Prioritize a minimum viable control model. Many firms attempt to digitize every edge case in phase one and create unnecessary complexity. A better approach is to establish a governed baseline for contract master data, change order lifecycle, budget revisions, commitment linkage, and billing integration. Once adoption is stable, advanced analytics, AI classification, and customer portal capabilities can be layered in.
Measure success with operational and financial KPIs. Useful metrics include average change approval cycle time, percentage of pending changes older than 30 days, variance between approved changes and committed cost updates, billing lag after approval, underbilling exposure, and gross margin fade by project. These indicators show whether the ERP is improving commercial discipline rather than simply digitizing paperwork.
Business impact of a well-designed Odoo customization
When contract and change workflows are integrated into Odoo, the business impact extends beyond administrative efficiency. Project teams gain faster visibility into whether work is authorized, finance gains cleaner support for billing and revenue recognition, procurement gains earlier notice of scope changes, and executives gain more credible forecasts. This reduces the operational friction that often separates field execution from financial control.

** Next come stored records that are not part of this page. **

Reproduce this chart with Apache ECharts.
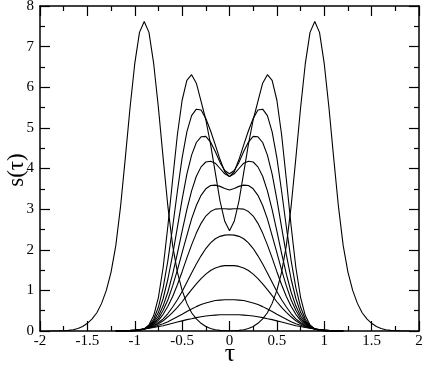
<!DOCTYPE html>
<html>
<head>
<meta charset="utf-8">
<script src="https://cdn.jsdelivr.net/npm/echarts@6/dist/echarts.min.js"></script>
<style>
  html, body { margin: 0; padding: 0; background: #fff; }
  #chart { width: 425px; height: 367px; }
</style>
</head>
<body>
<div id="chart"></div>
<script>
// sample positions (tau) for the inner family and for the wide two-peak curve
const tauInner = [-1.2, -1.15, -1.1, -1.05, -1, -0.95, -0.9, -0.85, -0.8, -0.75, -0.7, -0.65, -0.6, -0.55, -0.5, -0.45, -0.4, -0.35, -0.3, -0.25, -0.2, -0.15, -0.1, -0.05,
  0, 0.05, 0.1, 0.15, 0.2, 0.25, 0.3, 0.35, 0.4, 0.45, 0.5, 0.55, 0.6, 0.65, 0.7, 0.75, 0.8, 0.85, 0.9, 0.95, 1, 1.05, 1.1, 1.15, 1.2];
const tauOuter = [-1.9, -1.85, -1.8, -1.75, -1.7, -1.65, -1.6, -1.55, -1.5, -1.45, -1.4, -1.35, -1.3, -1.25, -1.2, -1.15, -1.1, -1.05, -1, -0.95, -0.9, -0.85, -0.8, -0.75, -0.7, -0.65, -0.6, -0.55, -0.5, -0.45, -0.4, -0.35, -0.3, -0.25, -0.2, -0.15, -0.1, -0.05,
  0, 0.05, 0.1, 0.15, 0.2, 0.25, 0.3, 0.35, 0.4, 0.45, 0.5, 0.55, 0.6, 0.65, 0.7, 0.75, 0.8, 0.85, 0.9, 0.95, 1, 1.05, 1.1, 1.15, 1.2, 1.25, 1.3, 1.35, 1.4, 1.45, 1.5, 1.55, 1.6, 1.65, 1.7, 1.75, 1.8, 1.85, 1.9];

// s(tau), one array per curve (on tauInner)
const s1 = [0.006, 0.009, 0.013, 0.019, 0.027, 0.037, 0.05, 0.066, 0.085, 0.11, 0.13, 0.16, 0.19, 0.22, 0.25, 0.28, 0.30, 0.33, 0.35, 0.37, 0.38, 0.39, 0.40, 0.40,
  0.40, 0.40, 0.40, 0.39, 0.38, 0.37, 0.35, 0.33, 0.30, 0.28, 0.25, 0.22, 0.19, 0.16, 0.13, 0.11, 0.085, 0.066, 0.05, 0.037, 0.027, 0.019, 0.013, 0.009, 0.006];
const s2 = [0.003, 0.005, 0.008, 0.014, 0.022, 0.034, 0.05, 0.072, 0.10, 0.14, 0.18, 0.23, 0.29, 0.35, 0.41, 0.48, 0.54, 0.60, 0.65, 0.69, 0.72, 0.75, 0.76, 0.77,
  0.77, 0.77, 0.76, 0.75, 0.72, 0.69, 0.65, 0.60, 0.54, 0.48, 0.41, 0.35, 0.29, 0.23, 0.18, 0.14, 0.10, 0.072, 0.05, 0.034, 0.022, 0.014, 0.008, 0.005, 0.003];
const s3 = [0.002, 0.003, 0.006, 0.01, 0.018, 0.03, 0.05, 0.079, 0.12, 0.18, 0.25, 0.35, 0.46, 0.58, 0.72, 0.87, 1.02, 1.16, 1.29, 1.40, 1.49, 1.55, 1.59, 1.61,
  1.61, 1.61, 1.59, 1.55, 1.49, 1.40, 1.29, 1.16, 1.02, 0.87, 0.72, 0.58, 0.46, 0.35, 0.25, 0.18, 0.12, 0.079, 0.05, 0.03, 0.018, 0.01, 0.006, 0.003, 0.002];
const s4 = [0.001, 0.002, 0.005, 0.009, 0.016, 0.029, 0.05, 0.084, 0.13, 0.21, 0.30, 0.43, 0.59, 0.77, 0.97, 1.20, 1.43, 1.65, 1.85, 2.03, 2.17, 2.27, 2.33, 2.36,
  2.37, 2.36, 2.33, 2.27, 2.17, 2.03, 1.85, 1.65, 1.43, 1.20, 0.97, 0.77, 0.59, 0.43, 0.30, 0.21, 0.13, 0.084, 0.05, 0.029, 0.016, 0.009, 0.005, 0.002, 0.001];
const s5 = [0, 0.001, 0.003, 0.006, 0.013, 0.026, 0.05, 0.092, 0.16, 0.26, 0.41, 0.61, 0.85, 1.14, 1.46, 1.80, 2.12, 2.41, 2.65, 2.83, 2.94, 3.00, 3.01, 3.01,
  3.00, 3.01, 3.01, 3.00, 2.94, 2.83, 2.65, 2.41, 2.12, 1.80, 1.46, 1.14, 0.85, 0.61, 0.41, 0.26, 0.16, 0.092, 0.05, 0.026, 0.013, 0.006, 0.003, 0.001, 0];
const s6 = [0, 0.001, 0.002, 0.004, 0.01, 0.023, 0.05, 0.099, 0.18, 0.31, 0.51, 0.77, 1.11, 1.50, 1.93, 2.35, 2.76, 3.09, 3.34, 3.50, 3.58, 3.59, 3.56, 3.51,
  3.47, 3.51, 3.56, 3.59, 3.58, 3.50, 3.34, 3.09, 2.76, 2.35, 1.93, 1.50, 1.11, 0.77, 0.51, 0.31, 0.18, 0.099, 0.05, 0.023, 0.01, 0.004, 0.002, 0.001, 0];
const s7 = [0, 0, 0.001, 0.003, 0.009, 0.022, 0.05, 0.11, 0.21, 0.37, 0.62, 0.96, 1.40, 1.91, 2.46, 2.99, 3.45, 3.81, 4.04, 4.16, 4.18, 4.13, 4.00, 3.87,
  3.80, 3.87, 4.00, 4.13, 4.18, 4.16, 4.04, 3.81, 3.45, 2.99, 2.46, 1.91, 1.40, 0.96, 0.62, 0.37, 0.21, 0.11, 0.05, 0.022, 0.009, 0.003, 0.001, 0, 0];
const s8 = [0, 0, 0.001, 0.002, 0.007, 0.02, 0.05, 0.12, 0.24, 0.46, 0.80, 1.28, 1.88, 2.55, 3.24, 3.86, 4.33, 4.64, 4.78, 4.79, 4.65, 4.42, 4.15, 3.95,
  3.87, 3.95, 4.15, 4.42, 4.65, 4.79, 4.78, 4.64, 4.33, 3.86, 3.24, 2.55, 1.88, 1.28, 0.80, 0.46, 0.24, 0.12, 0.05, 0.02, 0.007, 0.002, 0.001, 0, 0];
const s9 = [0, 0, 0, 0.001, 0.005, 0.017, 0.05, 0.13, 0.29, 0.59, 1.07, 1.74, 2.56, 3.44, 4.26, 4.90, 5.30, 5.46, 5.44, 5.23, 4.93, 4.58, 4.22, 3.92,
  3.80, 3.92, 4.22, 4.58, 4.93, 5.23, 5.44, 5.46, 5.30, 4.90, 4.26, 3.44, 2.56, 1.74, 1.07, 0.59, 0.29, 0.13, 0.05, 0.017, 0.005, 0.001, 0, 0, 0];
const s10 = [0, 0, 0, 0.001, 0.003, 0.014, 0.05, 0.15, 0.38, 0.83, 1.57, 2.59, 3.73, 4.83, 5.68, 6.17, 6.31, 6.10, 5.65, 5.20, 4.60, 3.90, 3.20, 2.70,
  2.47, 2.70, 3.20, 3.90, 4.60, 5.20, 5.65, 6.10, 6.31, 6.17, 5.68, 4.83, 3.73, 2.59, 1.57, 0.83, 0.38, 0.15, 0.05, 0.014, 0.003, 0.001, 0, 0, 0];
// the wide curve with peaks near tau = +-0.9 (on tauOuter)
const s11 = [0, 0.001, 0.003, 0.007, 0.015, 0.03, 0.06, 0.11, 0.19, 0.3, 0.45, 0.68, 1.0, 1.45, 2.1, 3.06, 4.25, 5.49, 6.58, 7.35, 7.62, 7.35, 6.58, 5.49, 4.25, 3.06, 2.1, 1.45, 1.0, 0.68, 0.45, 0.3, 0.19, 0.11, 0.06, 0.03, 0.015, 0.008,
  0.006, 0.008, 0.015, 0.03, 0.06, 0.11, 0.19, 0.3, 0.45, 0.68, 1.0, 1.45, 2.1, 3.06, 4.25, 5.49, 6.58, 7.35, 7.62, 7.35, 6.58, 5.49, 4.25, 3.06, 2.1, 1.45, 1.0, 0.68, 0.45, 0.3, 0.19, 0.11, 0.06, 0.03, 0.015, 0.007, 0.003, 0.001, 0];

const innerCurves = [s1, s2, s3, s4, s5, s6, s7, s8, s9, s10];
const xTitle = 'τ';
const yTitle = 's(τ)';

const pairs = (xs, ys) => xs.map((x, i) => [x, ys[i]]);

const chart = echarts.init(document.getElementById('chart'), null, { renderer: 'canvas' });

const serif = 'Liberation Serif';
const frame = { show: true, onZero: false, lineStyle: { color: '#000', width: 1.5 } };
const ticks = { show: true, inside: true, length: 10, lineStyle: { color: '#000', width: 1.2 } };
const minor = { show: true, splitNumber: 2, length: 5, lineStyle: { color: '#000', width: 1.2 } };

const series = innerCurves.map(ys => ({
  type: 'line',
  data: pairs(tauInner, ys),
  showSymbol: false,
  silent: true,
  lineStyle: { color: '#000', width: 1.1 }
}));
series.push({
  type: 'line',
  data: pairs(tauOuter, s11),
  showSymbol: false,
  silent: true,
  lineStyle: { color: '#000', width: 1.1 }
});

chart.setOption({
  animation: false,
  backgroundColor: '#fff',
  grid: { left: 40, right: 6, top: 6, bottom: 36, containLabel: false, outerBoundsMode: 'none' },
  xAxis: [
    {
      type: 'value', min: -2, max: 2, interval: 0.5, position: 'bottom',
      axisLine: frame, axisTick: ticks, minorTick: minor,
      splitLine: { show: false },
      axisLabel: { fontFamily: serif, fontSize: 15, color: '#000', margin: 3 }
    },
    {
      type: 'value', min: -2, max: 2, interval: 0.5, position: 'top',
      axisLine: frame, axisTick: ticks, minorTick: minor,
      splitLine: { show: false }, axisLabel: { show: false }
    }
  ],
  yAxis: [
    {
      type: 'value', min: 0, max: 8, interval: 1, position: 'left',
      axisLine: frame, axisTick: ticks, minorTick: minor,
      splitLine: { show: false },
      axisLabel: { fontFamily: serif, fontSize: 15, color: '#000', margin: 6 }
    },
    {
      type: 'value', min: 0, max: 8, interval: 1, position: 'right',
      axisLine: frame, axisTick: ticks, minorTick: minor,
      splitLine: { show: false }, axisLabel: { show: false }
    }
  ],
  // axis titles
  graphic: [
    {
      type: 'text', x: 230, y: 354,
      style: { text: xTitle, font: '26px "Liberation Serif"', fill: '#000', align: 'center', verticalAlign: 'middle' }
    },
    {
      type: 'text', x: 17, y: 170, rotation: Math.PI / 2,
      style: { text: yTitle, font: '23px "Liberation Serif"', fill: '#000', align: 'center', verticalAlign: 'middle' }
    }
  ],
  series: series
});
</script>
</body>
</html>
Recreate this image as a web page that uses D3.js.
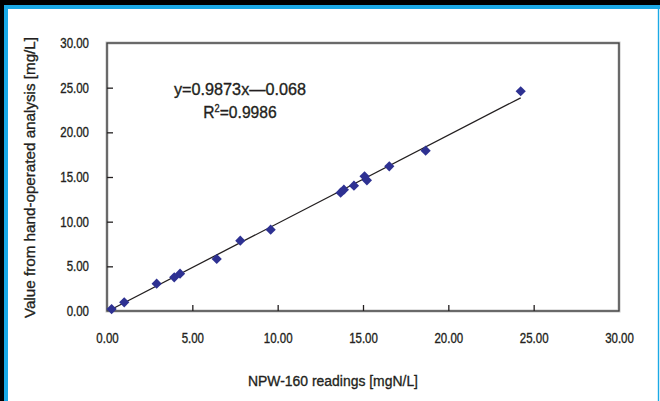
<!DOCTYPE html>
<html><head><meta charset="utf-8">
<script src="https://cdn.jsdelivr.net/npm/d3@7"></script>
<style>
html,body{margin:0;padding:0;background:#000;}
svg{display:block;}
text{font-family:"Liberation Sans",Arial,sans-serif;fill:#231f20;stroke:#231f20;stroke-width:0.35px;}
</style></head>
<body>
<svg id="c" width="660" height="401"></svg>
<script>
// Data
const xValues = [0.27, 1.01, 2.91, 3.94, 4.28, 6.43, 7.81, 9.59, 13.69, 13.88, 14.47, 15.09, 15.23, 16.54, 18.67, 24.24];
const yValues = [0.22, 0.97, 3.06, 3.77, 4.18, 5.82, 7.87, 9.10, 13.25, 13.58, 14.03, 15.08, 14.63, 16.20, 17.95, 24.60];
const tickValues = [0, 5, 10, 15, 20, 25, 30];
const slope = 0.9873, intercept = -0.068;
const equationText = "y=0.9873x\u20140.068";
const r2Text = "0.9986";
const xTitle = "NPW-160 readings [mgN/L]";
const yTitle = "Value from hand-operated analysis [mg/L]";

const svg = d3.select("#c");
function condense(sel, k){
  sel.each(function(){ const n=this; const L=n.getComputedTextLength(); d3.select(n).attr("textLength",L*k).attr("lengthAdjust","spacingAndGlyphs"); });
}
// frame
svg.append("rect").attr("x",0).attr("y",0).attr("width",660).attr("height",401).attr("fill","#000");
svg.append("rect").attr("x",4).attr("y",5).attr("width",656).attr("height",396).attr("fill","#1ba9e6");
svg.append("rect").attr("x",8).attr("y",9).attr("width",649.8).attr("height",392).attr("fill","#fff");
svg.append("rect").attr("x",659.2).attr("y",9).attr("width",0.8).attr("height",392).attr("fill","#fff");

const x = d3.scaleLinear().domain([0,30]).range([107,619]);
const y = d3.scaleLinear().domain([0,30]).range([311,43]);

// plot frame
svg.append("rect").attr("x",107).attr("y",43).attr("width",512).attr("height",268)
  .attr("fill","none").attr("stroke","#c4c4c4").attr("stroke-width",3);
svg.append("rect").attr("x",107).attr("y",43).attr("width",512).attr("height",268)
  .attr("fill","none").attr("stroke","#3a3a3a").attr("stroke-width",1.3);

const fmt = d3.format(".2f");
// axes
const xAxis = svg.append("g").attr("transform","translate(0,311)")
  .call(d3.axisBottom(x).tickValues(tickValues).tickFormat(fmt).tickSizeInner(-6).tickSizeOuter(0).tickPadding(22));
const yAxis = svg.append("g").attr("transform","translate(107,0)")
  .call(d3.axisLeft(y).tickValues(tickValues).tickFormat(fmt).tickSizeInner(-6).tickSizeOuter(0).tickPadding(18));
[xAxis,yAxis].forEach(g=>{
  g.select(".domain").remove();
  g.selectAll(".tick line").attr("stroke","#231f20").attr("stroke-width",1.3);
  g.selectAll(".tick text").style("font-size","14px").attr("fill","#231f20")
    .style("font-family",'"Liberation Sans",Arial,sans-serif');
  condense(g.selectAll(".tick text"), 0.82);
});
xAxis.selectAll(".tick").filter(d=>d===0||d===30).select("line").remove();
yAxis.selectAll(".tick").filter(d=>d===0||d===30).select("line").remove();

// regression line
const x0 = d3.min(xValues), x1 = d3.max(xValues);
svg.append("line")
  .attr("x1",x(x0)).attr("y1",y(slope*x0+intercept))
  .attr("x2",x(x1)).attr("y2",y(slope*x1+intercept))
  .attr("stroke","#231f20").attr("stroke-width",1.3);

// points
const sym = d3.symbol().type(d3.symbolSquare).size(52);
svg.append("g").selectAll("path").data(xValues.map((v,i)=>[v,yValues[i]])).join("path")
  .attr("d",sym).attr("transform",d=>`translate(${x(d[0])},${y(d[1])}) rotate(45)`)
  .attr("fill","#2e3192");

// equation
const eq = svg.append("text").attr("x",174).attr("y",95).attr("text-anchor","start")
  .style("font-size","17px").text(equationText);
eq.attr("textLength",132).attr("lengthAdjust","spacingAndGlyphs");
const rg = svg.append("g").attr("transform","translate(240,118) scale(0.92,1)");
const r = rg.append("text").attr("x",0).attr("y",0).attr("text-anchor","middle").style("font-size","17px");
r.append("tspan").text("R");
r.append("tspan").attr("dy",-6).style("font-size","10px").text("2");
r.append("tspan").attr("dy",6).style("font-size","17px").text("=" + r2Text);

// axis titles
const xt = svg.append("text").attr("x",248).attr("y",386).attr("text-anchor","start")
  .style("font-size","15.5px").text(xTitle);
xt.attr("textLength",170).attr("lengthAdjust","spacingAndGlyphs");
const yt = svg.append("text").attr("transform","translate(35,318) rotate(-90)").attr("text-anchor","start")
  .style("font-size","15.5px").text(yTitle);
yt.attr("textLength",281).attr("lengthAdjust","spacingAndGlyphs");
</script>
</body></html>
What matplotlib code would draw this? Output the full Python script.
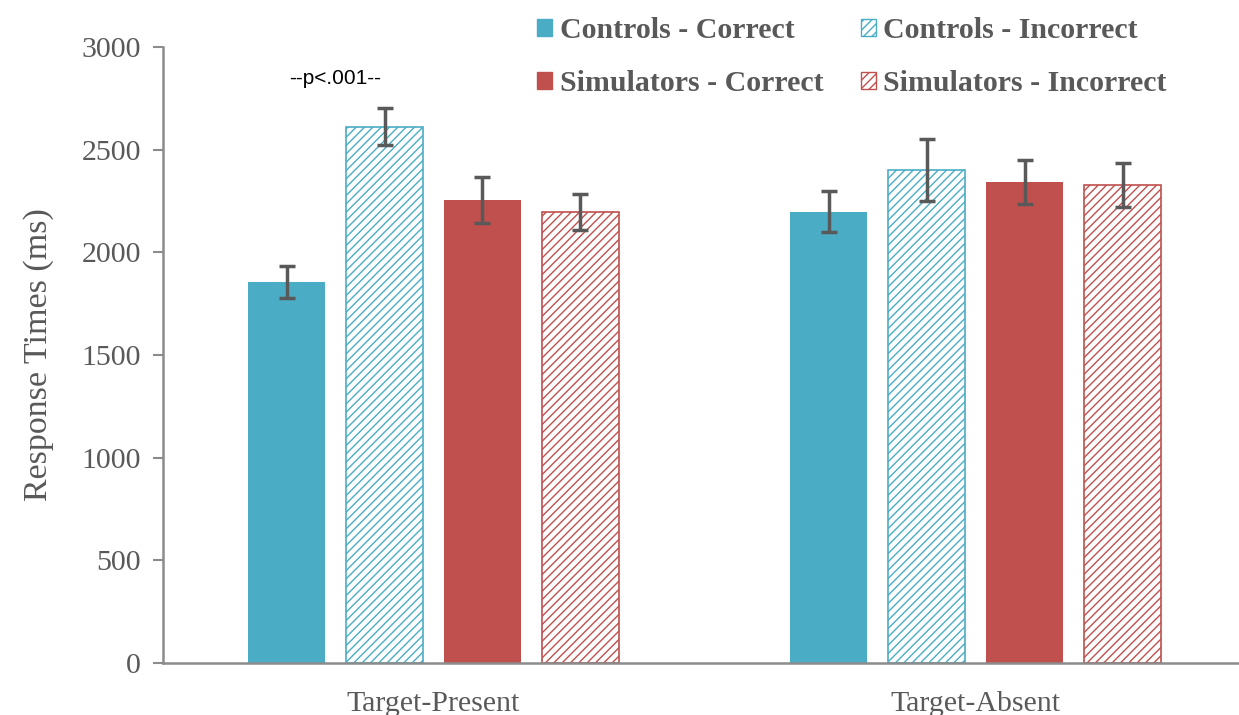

The strongest ROI typically comes from three areas: reduced revenue leakage from unbilled or poorly documented changes, improved margin protection through timely commitment updates, and lower administrative effort in contract reconciliation and audit support. For mid-sized and enterprise contractors, these gains can materially improve cash flow and project predictability without requiring a full replacement of every surrounding system.
Odoo is not a construction ERP by default, but with disciplined customization it can become a highly effective platform for contract administration and change order governance. The key is to model construction reality accurately, automate where control improves, and maintain a scalable architecture that supports growth, compliance, and continuous process modernization.